Task brief
In the material below, identify each line bearing the word "matplotlib". Reproduce those lines.

Stored rows
* START *

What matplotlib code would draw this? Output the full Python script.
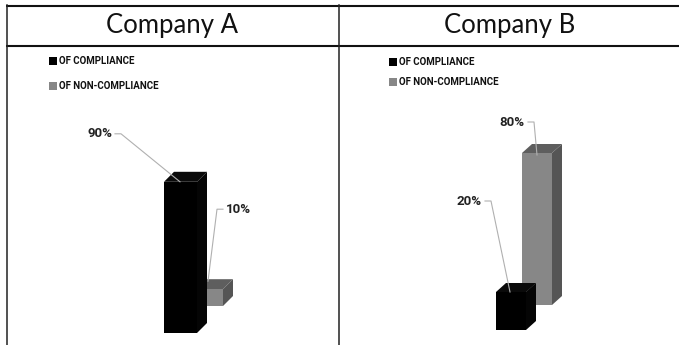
"""
Two-panel 3D-style column chart: compliance share, Company A vs Company B.
"""

import matplotlib
matplotlib.use("Agg")
import matplotlib.pyplot as plt
from matplotlib.patches import Polygon, Rectangle

# ── Data ───────────────────────────────────────────────────────────────────────
companies = ["Company A", "Company B"]
series = ["OF COMPLIANCE", "OF NON-COMPLIANCE"]
compliance = [90, 20]
non_compliance = [10, 80]
value_labels = [["90%", "10%"], ["20%", "80%"]]

# ── Style ──────────────────────────────────────────────────────────────────────
W, H, DPI = 679, 345, 100
BLACK = ("#000000", "#0a0a0a", "#050505")       # front, top, side
GREY = ("#878787", "#5e5e5e", "#555555")
LEADER = "#b0b0b0"
TITLE_FONT = ["Lato", "DejaVu Sans"]
NARROW = ["Liberation Sans Narrow", "Roboto", "DejaVu Sans"]

fig = plt.figure(figsize=(W / DPI, H / DPI), dpi=DPI)
fig.patch.set_facecolor("white")

# frame axes in pixel coordinates (y down)
frame = fig.add_axes([0, 0, 1, 1])
frame.set_xlim(0, W)
frame.set_ylim(H, 0)
frame.axis("off")

frame.plot([6, W], [5.7, 5.7], color="#111111", lw=1.5, solid_capstyle="butt")
frame.plot([6, W], [45.7, 45.7], color="#111111", lw=1.5, solid_capstyle="butt")
frame.plot([6.5, 6.5], [5, H], color="#222222", lw=1.1)
frame.plot([338.7, 338.7], [5, H], color="#222222", lw=1.1)

# panel layout: title centre x, legend x, legend rows y
panels = [
    dict(cx=172, lx=53, ly=(61, 86), ax_left=140, ax_w=140, base=333, ppp=1.68,
         ytop=130, front=(24, 33), shift=(26, 27), depth=(10, 10),
         labels=[(16, 0, -68, 48, "right"), (18, 8, 18, 72, "left")]),
    dict(cx=510, lx=393, ly=(62, 82), ax_left=440, ax_w=160, base=330, ppp=1.90,
         ytop=120, front=(56, 30), shift=(26, 25), depth=(10, 9),
         labels=[(14, 0, -28, 91, "right"), (15, -2, -12, 33, "right")]),
]

for i, p in enumerate(panels):
    frame.text(p["cx"], 26, companies[i], ha="center", va="center",
               fontsize=18.5, family=TITLE_FONT, color="#111111")
    for j, (name, col) in enumerate(zip(series, ["#000000", GREY[0]])):
        frame.scatter([p["lx"]], [p["ly"][j]], marker="s", s=30, color=col,
                      linewidths=0)
        frame.text(p["lx"] + 6, p["ly"][j], name, ha="left", va="center",
                   fontsize=7, fontweight="bold", family=NARROW, color="#111111")

    # chart axes: x in pixels, y in percent
    ppp = p["ppp"]
    ax_h = p["ytop"] * ppp
    ax = fig.add_axes([p["ax_left"] / W, (H - p["base"]) / H, p["ax_w"] / W, ax_h / H])
    ax.set_xlim(0, p["ax_w"])
    ax.set_ylim(0, p["ytop"])
    ax.axis("off")

    vals = [compliance[i], non_compliance[i]]
    x0, bw = p["front"]
    sdx, sdy = p["shift"][0], p["shift"][1] / ppp
    ddx, ddy = p["depth"][0], p["depth"][1] / ppp

    # back series first, then front series
    for j in (1, 0):
        v = vals[j]
        x = x0 + j * sdx
        b = j * sdy
        front, top, side = (BLACK, GREY)[j]
        ax.add_patch(Polygon([(x + bw, b), (x + bw + ddx, b + ddy),
                              (x + bw + ddx, b + v + ddy), (x + bw, b + v)],
                             closed=True, facecolor=side, edgecolor="none", zorder=2 + 2 * (1 - j)))
        ax.add_patch(Polygon([(x, b + v), (x + ddx, b + v + ddy),
                              (x + bw + ddx, b + v + ddy), (x + bw, b + v)],
                             closed=True, facecolor=top, edgecolor="none", zorder=2 + 2 * (1 - j)))
        ax.add_patch(Rectangle((x, b), bw, v, facecolor=front, edgecolor="none",
                               zorder=3 + 2 * (1 - j)))

        # leader line + value label
        tx, ty, lx, ly, ha = p["labels"][j]
        px, py = x + tx, b + v + ty / ppp
        lab_x, lab_y = px + lx, py + ly / ppp
        sgn = 1 if ha == "right" else -1
        ax.plot([lab_x + sgn * 3, lab_x + sgn * 9, px], [lab_y, lab_y, py],
                color=LEADER, lw=0.8, zorder=8, clip_on=False)
        ax.text(lab_x, lab_y, value_labels[i][j], ha=ha, va="center",
                fontsize=9.5, fontweight="bold", family=NARROW, color="#222222",
                zorder=9, clip_on=False)

fig.savefig("out.png", dpi=DPI, facecolor="white")
plt.close(fig)
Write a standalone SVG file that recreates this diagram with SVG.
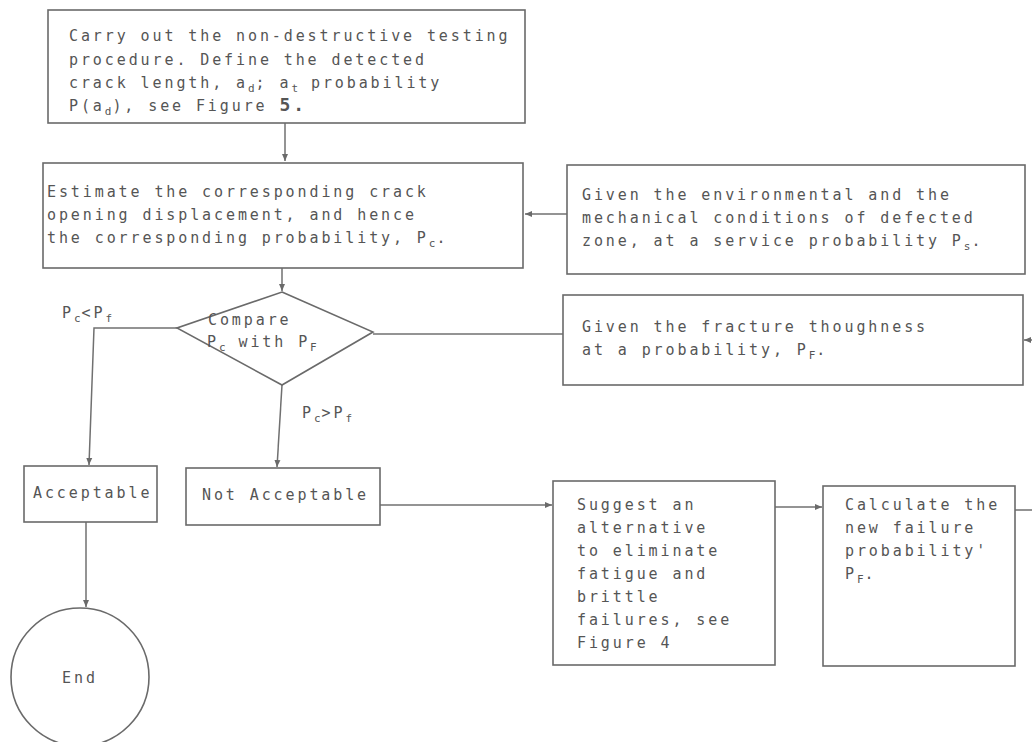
<svg xmlns="http://www.w3.org/2000/svg" width="1032" height="742" viewBox="0 0 1032 742">
<style>
.b{fill:none;stroke:#6a6a6a;stroke-width:1.6}
.c{fill:none;stroke:#707070;stroke-width:1.5}
text{font-family:"DejaVu Sans Mono","Liberation Mono",monospace;font-size:15px;fill:#555;letter-spacing:2.9px}
.s{font-size:11px;letter-spacing:1px}
</style>
<defs>
<marker id="ah" markerWidth="8" markerHeight="8" refX="7" refY="4" orient="auto" markerUnits="userSpaceOnUse">
<path d="M0,1 L7,4 L0,7 Z" fill="#6a6a6a"/>
</marker>
</defs>
<rect width="1032" height="742" fill="#ffffff"/>
<g id="connectors">
<path class="c" d="M285,123 V161" marker-end="url(#ah)"/>
<path class="c" d="M567,214 H525" marker-end="url(#ah)"/>
<path class="c" d="M282,268 V291" marker-end="url(#ah)"/>
<path class="c" d="M177,328 H94 L89,465" marker-end="url(#ah)"/>
<path class="c" d="M282,385 L277,467" marker-end="url(#ah)"/>
<path class="c" d="M373,334 H563"/>
<path class="c" d="M86,522 V607" marker-end="url(#ah)"/>
<path class="c" d="M380,505 H552" marker-end="url(#ah)"/>
<path class="c" d="M775,507 H822" marker-end="url(#ah)"/>
<path class="c" d="M1015,510 H1045 V340 H1024" marker-end="url(#ah)"/>
<text x="62" y="318">P<tspan class="s" dy="4">c</tspan><tspan dy="-4">&lt;P</tspan><tspan class="s" dy="4">f</tspan></text>
<text x="302" y="418">P<tspan class="s" dy="4">c</tspan><tspan dy="-4">&gt;P</tspan><tspan class="s" dy="4">f</tspan></text>
</g>
<g id="n1">
<rect class="b" x="48" y="10" width="477" height="113"/>
<text x="69" y="41">Carry out the non-destructive testing</text>
<text x="69" y="65">procedure.  Define the detected</text>
<text x="69" y="88">crack length, a<tspan class="s" dy="4">d</tspan><tspan dy="-4">; a</tspan><tspan class="s" dy="4">t</tspan><tspan dy="-4"> probability</tspan></text>
<text x="69" y="111">P(a<tspan class="s" dy="4">d</tspan><tspan dy="-4">), see Figure </tspan><tspan font-size="18" font-weight="bold">5.</tspan></text>
</g>
<g id="n2">
<rect class="b" x="43" y="163" width="480" height="105"/>
<text x="47" y="197">Estimate the corresponding crack</text>
<text x="47" y="220">opening displacement, and hence</text>
<text x="47" y="243">the corresponding probability, P<tspan class="s" dy="4">c</tspan><tspan dy="-4">.</tspan></text>
</g>
<g id="n3">
<rect class="b" x="567" y="165" width="458" height="109"/>
<text x="582" y="200">Given the environmental and the</text>
<text x="582" y="223">mechanical conditions of defected</text>
<text x="582" y="246">zone, at a service probability P<tspan class="s" dy="4">s</tspan><tspan dy="-4">.</tspan></text>
</g>
<g id="n4">
<polygon class="b" points="282,292 373,332 282,385 177,328"/>
<text x="208" y="325">Compare</text>
<text x="207" y="347">P<tspan class="s" dy="4">c</tspan><tspan dy="-4"> with P</tspan><tspan class="s" dy="4">F</tspan></text>
</g>
<g id="n5">
<rect class="b" x="563" y="295" width="460" height="90"/>
<text x="582" y="332">Given the fracture thoughness</text>
<text x="582" y="355">at a probability, P<tspan class="s" dy="4">F</tspan><tspan dy="-4">.</tspan></text>
</g>
<g id="n6">
<rect class="b" x="24" y="466" width="133" height="56"/>
<text x="33" y="498">Acceptable</text>
</g>
<g id="n7">
<rect class="b" x="186" y="468" width="194" height="57"/>
<text x="202" y="500">Not Acceptable</text>
</g>
<g id="n8">
<rect class="b" x="553" y="481" width="222" height="184"/>
<text x="577" y="510">Suggest an</text>
<text x="577" y="533">alternative</text>
<text x="577" y="556">to eliminate</text>
<text x="577" y="579">fatigue and</text>
<text x="577" y="602">brittle</text>
<text x="577" y="625">failures, see</text>
<text x="577" y="648">Figure 4</text>
</g>
<g id="n9">
<rect class="b" x="823" y="486" width="192" height="180"/>
<text x="845" y="510">Calculate the</text>
<text x="845" y="533">new failure</text>
<text x="845" y="556">probability'</text>
<text x="845" y="579">P<tspan class="s" dy="4">F</tspan><tspan dy="-4">.</tspan></text>
</g>
<g id="n10">
<circle class="b" cx="80" cy="677" r="69"/>
<text x="80" y="683" text-anchor="middle">End</text>
</g>
</svg>
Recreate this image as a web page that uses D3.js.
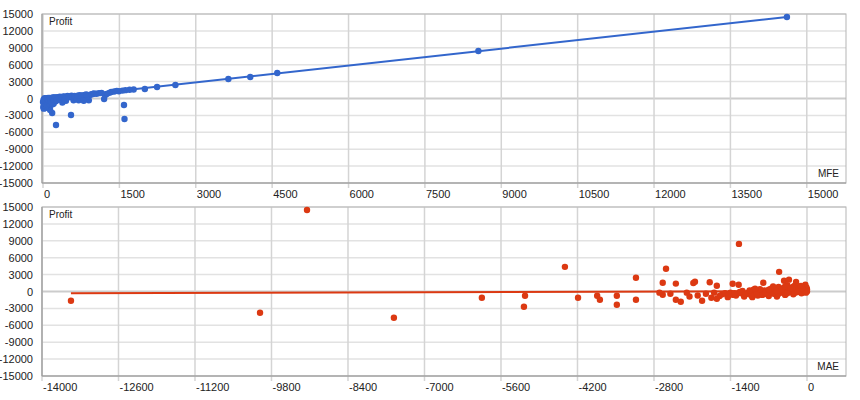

* END *

Expected output
What matplotlib code would draw this? Output the full Python script.
import matplotlib
matplotlib.use("Agg")
import matplotlib.pyplot as plt
from matplotlib.patches import Polygon, Rectangle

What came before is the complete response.